Lee was such a sweetheart and had lunch for me and Bonnie and I went to pick it up. I have not eaten dinner since Saturday night and I think I've only eaten lunch maybe 3 times this week. My appetite is feeling the effects of all of this excitment in my life. I was starving after I got of the phone w/ Tabitha last night but I couldn't find anything to eat that I didn't have to cook. There was no motivation. So I did my Sudoku puzzles and went to bed. I slept like a baby until Jackson decided to be ontopofmyheadjustlikethis. Mackenzie came in at some point and we all ended up on the same size of our king size bed. What is the point in having a king size bed if we all end up on one little sliver of the bed? Beats me.

My mom sent me an email today, it was short but it was so kind and meant the world to me. I love you mom, don't forget that no one or nothing will ever replace you, dad and Elizabeth. I love you more than anything in this world. Even though I have loved "meeting" my birth family and I like them, I would not change my life for anything.

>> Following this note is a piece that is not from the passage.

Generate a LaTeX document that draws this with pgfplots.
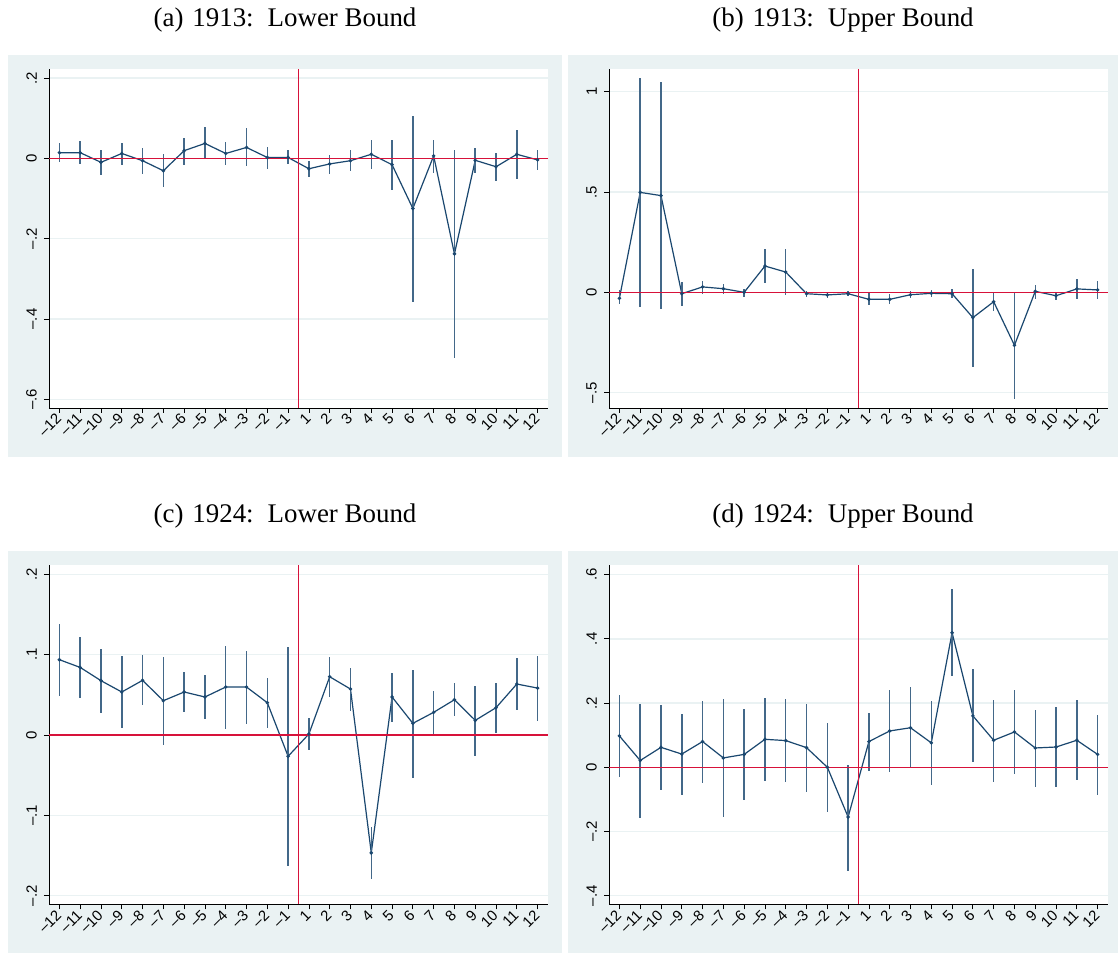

It has made me who I am today.

I would put more, but Mackenzie's after school program at the church just called and she has a fever of 100.9. She's got a headache. AND she lost another tooth. That girl has got to slow down. She sounded so pitiful but was so well mannered and said yes ma'am to me twice. So I'm off to get her and I hate to say this, but it got me out of her soccer game.